I often wonder about this. When you are appraising stuff at the end of its life cycle, it is easier to make judgments about value (especially if the stuffâs creator has expired). But when you move the act of appraisal closer toward the creation of a thingâespecially a digital thingâthings become more complicated. Ulysses has many years of wandering ahead of him.
Although I believe it is true that we wonât be able to save everything, I wonder if there is way for us to accept everything (or most everything) provisionally, acknowledging that at some point we may decide not toâor find ourselves unable toâpreserve something.
A standard deed of gift form includes a provision about the doneeâs right to deaccession, but I think we need to be forthright about our commitments and limitations.
Do you think there is a difference in the attitudes of people bringing data to archivists compared to people sending papers off to journals? I know many of us who have been rejected from glamour journals,sometimes even before peer review, but we still keep trying.
Michael, you are absolutely right. Particularly if we adopt a RepoMMan-style service that handles data throughout its lifecycle, we can't make good judgments up-front! One way to approach the issue may be periodic weedings/re-evaluations at set time boundaries (five years/ten years/twenty years).
Isis, I do think there's a difference -- it's in who's doing whom favors. Faculty approach journals hat in hand. Faculty approach librarians and IT professionals as nobility expecting fealty and unquestioning service.
If it's 'axiomatic' that "we can't afford to keep it all", is anyone computing the costs for this, apart perhaps from David Rosenthal? We should not be seeking to make up-front selection judgements in the absence of costs or clear policy. Nor should we allow subjective evaluation to become the major cost. Digital content volumes will be large and growing, so we have to make use of digital indicators to create metrics that can aid selection, but only once we know the criteria and scope. This may involve science and economy more than librarianship.
Librarianship is arguably all about economy, Steve. Of course we've been computing costs, to the best of our ability. We have to; we're the ones who'll be expected to pay those costs!

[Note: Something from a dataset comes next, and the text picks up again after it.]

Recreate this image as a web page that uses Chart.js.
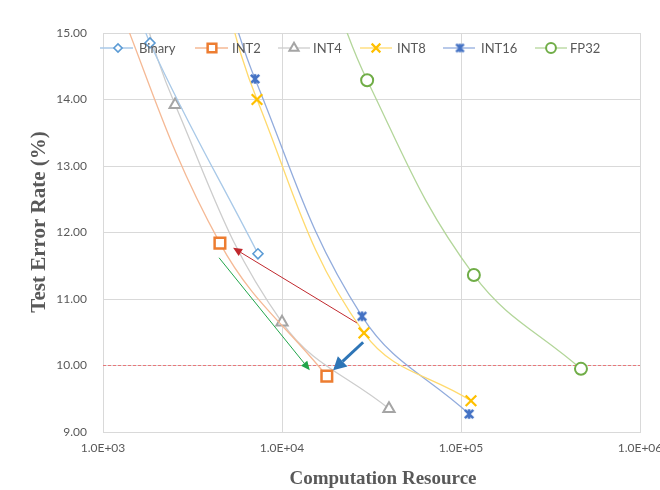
<!DOCTYPE html>
<html><head><meta charset="utf-8">
<script src="https://cdn.jsdelivr.net/npm/chart.js@4.4.1/dist/chart.umd.min.js"></script>
<style>html,body{margin:0;padding:0;background:#fff;overflow:hidden;width:660px;height:490px}canvas{display:block}</style>
</head><body>
<canvas id="c" width="700" height="490" style="width:700px;height:490px"></canvas>
<script>
// ---------- data ----------
const seriesNames = ['Binary', 'INT2', 'INT4', 'INT8', 'INT16', 'FP32'];
const xBinary = [1400, 1830, 7340];
const yBinary = [15.9, 14.85, 11.68];
const xINT2 = [1000, 4500, 17800];
const yINT2 = [16.0, 11.84, 9.84];
const xINT4 = [1400, 2530, 10000, 39600];
const yINT4 = [16.0, 13.92, 10.65, 9.35];
const xINT8 = [4300, 7250, 28700, 113700];
const yINT8 = [16.0, 14.0, 10.49, 9.47];
const xINT16 = [4400, 7070, 28000, 111000];
const yINT16 = [16.0, 14.31, 10.74, 9.27];
const xFP32 = [17000, 29900, 118000, 468000];
const yFP32 = [16.0, 14.29, 11.36, 9.95];
const thresholdY = 10.0;
const xTickValues = [1e3, 1e4, 1e5, 1e6];
const xTickLabels = ['1.0E+03', '1.0E+04', '1.0E+05', '1.0E+06'];
const yTickValues = [9, 10, 11, 12, 13, 14, 15];
const yTickLabels = ['9.00', '10.00', '11.00', '12.00', '13.00', '14.00', '15.00'];
const xTitle = 'Computation Resource';
const yTitle = 'Test Error Rate (%)';
// arrows (data coordinates)
const arrowFromX = [26200, 4450, 28400];
const arrowFromY = [10.64, 11.62, 10.35];
const arrowToX = [5330, 14300, 19300];
const arrowToY = [11.77, 9.93, 9.93];

// ---------- styles ----------
const xs = [xBinary, xINT2, xINT4, xINT8, xINT16, xFP32];
const ys = [yBinary, yINT2, yINT4, yINT8, yINT16, yFP32];
const markerColors = ['#5b9bd5', '#ed7d31', '#a5a5a5', '#ffc000', '#4472c4', '#70ad47'];
const lineColors = ['#a9c9e8', '#f5b995', '#cdcdcd', '#ffda6e', '#92acdd', '#b3d69a'];
const radii = [5, 7.5, 6.5, 7.5, 6, 6];
const borderWidths = [1.6, 2.5, 2, 2.2, 2, 2];
const arrowColors = ['#c0282d', '#21a54a', '#2e75b6'];
const arrowWidths = [1, 1, 3];
const arrowHeads = [[9, 4], [9, 4], [13, 7]];
const textGray = '#595959';
const gridGray = '#d9d9d9';

function starImage(size, color, lw) {
  const c = document.createElement('canvas');
  c.width = size; c.height = size;
  const g = c.getContext('2d');
  g.strokeStyle = color; g.lineWidth = lw; g.lineCap = 'butt';
  const m = lw / 2 + 0.5, s = size - m;
  g.beginPath();
  g.moveTo(m, m); g.lineTo(s, s);
  g.moveTo(s, m); g.lineTo(m, s);
  g.moveTo(size / 2, m - 0.5); g.lineTo(size / 2, s + 0.5);
  g.stroke();
  return c;
}
const int16Star = starImage(12, '#4472c4', 2.6);
const int16StarSmall = starImage(11, '#4472c4', 2.4);
const pointStyles = ['rectRot', 'rect', 'triangle', 'crossRot', int16Star, 'circle'];
const legendPointStyles = ['rectRot', 'rect', 'triangle', 'crossRot', int16StarSmall, 'circle'];

const datasets = seriesNames.map((name, i) => ({
  label: name,
  data: xs[i].map((x, k) => ({ x: x, y: ys[i][k] })),
  borderColor: lineColors[i],
  borderWidth: 1.3,
  backgroundColor: '#ffffff',
  pointStyle: pointStyles[i],
  pointRadius: radii[i],
  pointBorderColor: markerColors[i],
  pointBackgroundColor: '#ffffff',
  pointBorderWidth: borderWidths[i],
  tension: 0.4,
  fill: false,
  order: i
}));
datasets.push({
  label: 'threshold',
  data: [{ x: xTickValues[0], y: thresholdY }, { x: xTickValues[xTickValues.length - 1], y: thresholdY }],
  borderColor: '#e8777a',
  borderWidth: 1,
  borderDash: [3, 2],
  pointRadius: 0,
  tension: 0,
  fill: false,
  order: 10
});

// ---------- plugins ----------
const legendPos = [
  { l0: 100, l1: 133, m: 118, t: 139 },
  { l0: 195, l1: 228, m: 212, t: 232 },
  { l0: 278, l1: 310, m: 294, t: 313 },
  { l0: 360, l1: 392, m: 376, t: 397 },
  { l0: 443, l1: 475, m: 460, t: 481 },
  { l0: 535, l1: 567, m: 551, t: 570 }
];
const legendY = 48;

const overlay = {
  id: 'overlay',
  afterDatasetsDraw(chart) {
    const ctx = chart.ctx;
    const xs_ = chart.scales.x, ys_ = chart.scales.y;
    for (let i = 0; i < arrowFromX.length; i++) {
      const x0 = xs_.getPixelForValue(arrowFromX[i]), y0 = ys_.getPixelForValue(arrowFromY[i]);
      const x1 = xs_.getPixelForValue(arrowToX[i]), y1 = ys_.getPixelForValue(arrowToY[i]);
      const ang = Math.atan2(y1 - y0, x1 - x0);
      const [hl, hw] = arrowHeads[i];
      const bx = x1 - Math.cos(ang) * hl, by = y1 - Math.sin(ang) * hl;
      ctx.save();
      ctx.strokeStyle = arrowColors[i]; ctx.fillStyle = arrowColors[i];
      ctx.lineWidth = arrowWidths[i];
      ctx.beginPath(); ctx.moveTo(x0, y0); ctx.lineTo(bx, by); ctx.stroke();
      ctx.beginPath();
      ctx.moveTo(x1, y1);
      ctx.lineTo(bx + Math.sin(ang) * hw, by - Math.cos(ang) * hw);
      ctx.lineTo(bx - Math.sin(ang) * hw, by + Math.cos(ang) * hw);
      ctx.closePath(); ctx.fill();
      ctx.restore();
    }
  },
  afterDraw(chart) {
    const ctx = chart.ctx;
    ctx.save();
    ctx.font = '13px Lato';
    ctx.textBaseline = 'middle';
    ctx.textAlign = 'left';
    seriesNames.forEach((name, i) => {
      const p = legendPos[i];
      ctx.strokeStyle = lineColors[i]; ctx.lineWidth = 1.3;
      ctx.beginPath(); ctx.moveTo(p.l0, legendY); ctx.lineTo(p.l1, legendY); ctx.stroke();
      ctx.fillStyle = '#ffffff'; ctx.strokeStyle = markerColors[i]; ctx.lineWidth = borderWidths[i];
      Chart.helpers.drawPoint(ctx, { pointStyle: legendPointStyles[i], radius: radii[i] * 0.82, borderWidth: borderWidths[i], rotation: 0 }, p.m, legendY);
      ctx.fillStyle = textGray;
      ctx.fillText(name, p.t, legendY + 0.5);
    });
    ctx.restore();
    ctx.save();
    ctx.fillStyle = textGray;
    ctx.textAlign = 'center';
    ctx.textBaseline = 'middle';
    ctx.font = 'bold 19px "Liberation Serif"';
    ctx.fillText(xTitle, 383, 479);
    ctx.translate(40, 222);
    ctx.rotate(-Math.PI / 2);
    ctx.font = 'bold 21px "Liberation Serif"';
    ctx.fillText(yTitle, 0, 0);
    ctx.restore();
  }
};

new Chart(document.getElementById('c'), {
  type: 'line',
  data: { datasets: datasets },
  plugins: [overlay],
  options: {
    responsive: false,
    devicePixelRatio: 1,
    animation: false,
    layout: { padding: { left: 0, right: 60, top: 33, bottom: 0 } },
    elements: { line: { capBezierPoints: false } },
    plugins: { legend: { display: false }, tooltip: { enabled: false } },
    scales: {
      x: {
        type: 'logarithmic',
        min: xTickValues[0],
        max: xTickValues[xTickValues.length - 1],
        afterBuildTicks: s => { s.ticks = xTickValues.map(v => ({ value: v })); },
        afterFit: s => { s.height = 58; },
        ticks: {
          autoSkip: false, maxRotation: 0, minRotation: 0, padding: 9,
          color: textGray, font: { family: 'Lato', size: 12 },
          callback: v => xTickLabels[xTickValues.indexOf(v)]
        },
        grid: { color: gridGray, lineWidth: 1, drawTicks: false },
        border: { color: gridGray, width: 1 }
      },
      y: {
        min: yTickValues[0],
        max: yTickValues[yTickValues.length - 1],
        afterBuildTicks: s => { s.ticks = yTickValues.map(v => ({ value: v })); },
        afterFit: s => { s.width = 103; },
        ticks: {
          padding: 16, color: textGray, font: { family: 'Lato', size: 12 },
          callback: v => yTickLabels[yTickValues.indexOf(v)]
        },
        grid: { color: gridGray, lineWidth: 1, drawTicks: false },
        border: { color: gridGray, width: 1 }
      }
    }
  }
});
</script>
</body></html>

I find myself viscerally upset by the opposition of "science" and "librarianship" in your comment, and your apparent disdain for the latter. Rather than lose my temper, however, I'll just ask where you think the disconnect is.
It would be nice to bypass "subjective evaluation," but how much of "objectivity" is mythical? Some things we can indeed know without doubt: whether data describe a non-recurrent phenomenon, for instance, such that they are unique and un-reconstructable. But once we start talking about "potential or actual impact" we're chasing our tails again.
We may have to chase our tails. However, I do think the keep-and-weed approach has some merit. If a dataset hasn't been published about (or worse still, downloaded or examined) in twenty years, chances are it's pretty useless. These are phenomena we can keep an eye on.
Dorothea, No disdain was intended. My comment was referring to this part of your blog: "Ulysses (a 'data archivist') scrutinizes the dataset, assesses its value honestly, and decides it just doesn't make the cut." On the basis of what? That's the part I would like to see expanded. The expansion, I suggested, involves science and economy, rather than the subjective judgement implied. I am happy to be corrected if the role distinctions you think are implied are wrong, and I may have created a distraction that is unhelpful, but the purpose of my enquiry is to see where and how economy (it's "all about economy") is being applied in this case. I am mindful that we only have a relatively few years of experience with digital data so we have little formal framework on which to base this, but everything suggests we will have to compute value, and cost, to decide how to manage digital data. This will use the new signals (e.g. usage, links, etc.) at our disposal as well as accounting for some of the intrinsic features of the data you highlight, rather than seeking one expert's view on one object, as we may have done up to now.
Aha! Okay, I'm with you now. Thanks for the clarification.
Yes, I took a bit of a shortcut through the decision-trees I've seen advanced on this subject. I will lay them out in a future post; that should (I hope) get us on the same page.
Even so, though, the human problem I point out in this post will persist. How do we reject one dataset while not rejecting its creator? How do we ensure that that creator will return to us with other, possibly better, datasets?
In this discussion, I can't help thinking about the multiple out-takes from Hollywood films that were recycled for their silver content. Out-takes from films such as The Wizard of Oz, Gone with the Wind would be worth their weight in gold today, they were worth nothing other than their silver content when they were recycled.
It is my understanding (but I am virtually completely ignorant of such things) that the largest "cost" of digital storage is the labor associated with making it usable.
There is a series of articles in the NYT about historic photos and how truly "historic" they are.
Keeping only the âprettyâ pictures may have been good business sense in the day, but as a historical record the photos are of limited value. Having all the negatives from a photo shoot would be better.
Quite right; for almost anything you name, the labor will be the biggest cost.
We're going to have to make some tough decisions as time passes, and without question we will make some wrong ones. I don't think we should shy away from that responsibility, because if we do, we will save nothing.